We took a turn into the forests of Otway National Park that hugs part of the GOR, & the farms that surrounding. When we emerged, it was at the site of the 12 Aspostles. These standalone ruck formations were a result of many years of the elements shearing away at the rock, leaving parts to crumble & others to continue facing the wind & waves. This process continues till today, where we have only 9 apostles left, & who knows how many will still be standing by the time Ian come back?
Here, Ian looks pensively out to sea while John relates stories of the ocean & Daddy regrets not bringing his windbreaker out.
There were well-organsied walkways on the cliffs for as close a viewing as possible.
The rocks were awesome & you can still see coloured layers & the fault lines. Nearby, helicopters were bringing tourists up for aerial views every other minute, which was what occupied Ian that entire time.
A short drive away was a bay which tells the amazing story of how a shipwreck survivor was washed ashore, saw another girl hanging onto a floating mast, managed to bring her on land, nursed her in a cave, & climbed up the cliffs to get help from a not so nearby farmhouse. The cliffs were almost vertical so it's anyone's guess how he made it up. The shipwreck cost 50 over lives, mainly Irish immigrants, & they're now buried in a adjacent graveyard & memorial.

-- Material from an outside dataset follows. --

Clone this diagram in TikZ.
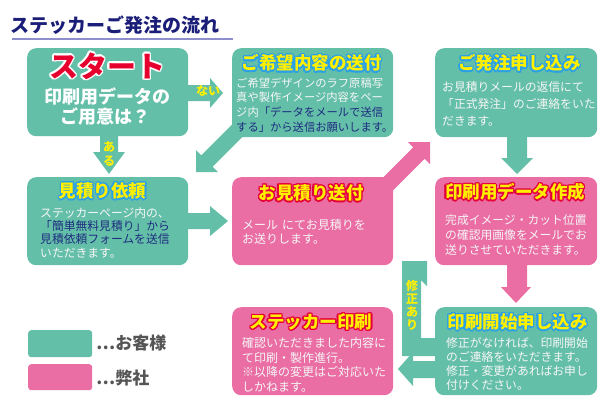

We left GOR & drove back through the inland roads for about 2-3 hours. When we were not sleeping, we interviewed John about politics & taxes in Melbourne (tax is 40%+!!) & what he did before retiring. My picture of MB as a well-run city continues to be reinforced through John's sharing.
We arrived back in the hotel at 7pm+, just as planned. It was a memorable day for me, GOR with its wild & wet weather, scenic towns quiet forests.